Farrer’s comments were made in light of a recent Federal Court decision which found that Australian mining consumables company Bradken had engaged in bid rigging and misleading and deceptive conduct in relation to an acqusiton. Farrer noted that companies across a wide range of industries are considering anti-trust legal action in the context of M&A transactions and observed that there were two other billion dollar M&A deals currently subject to such claims in the Federal Court.

“With only the Bradken case decided so far, this was the first test of new cartel and bid rigging rules and the judge applied a very broad interpretation of these rules.

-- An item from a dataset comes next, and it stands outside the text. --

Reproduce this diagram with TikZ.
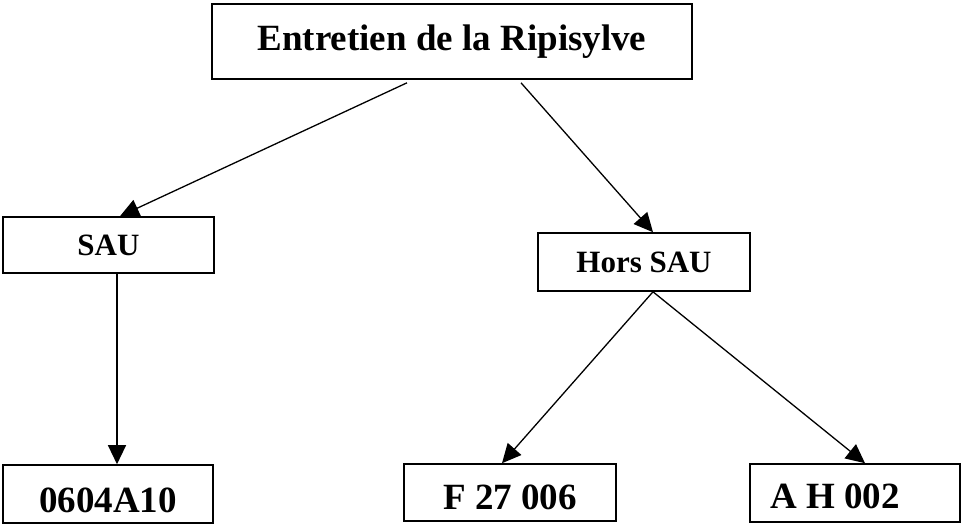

This will now have implications for other M&A deals,” Farrer said.

He said the Bradken decision and another recent case in the U.S. against 10 high profile private equity firms were examples of how casual communications and emails could later be used as evidence against bidders. 

“Joint bidders need to be very careful about how they develop and document their relationship to ensure they don’t breach anti-trust rules,” Farrer said.“There is a clear trend of more litigation in this area.” 
Farrer added that the issue was relevant to any Australian company dealing with competitors in an M&A bid process, even if they were buying an overseas business.

“There are also lessons for vendors.  In particular, sellers need to make sure they have adequate visibility about bidders.  A simple example is ensuring that confidentiality deeds require third party consultants or advisers to be named and disclosed,” he said.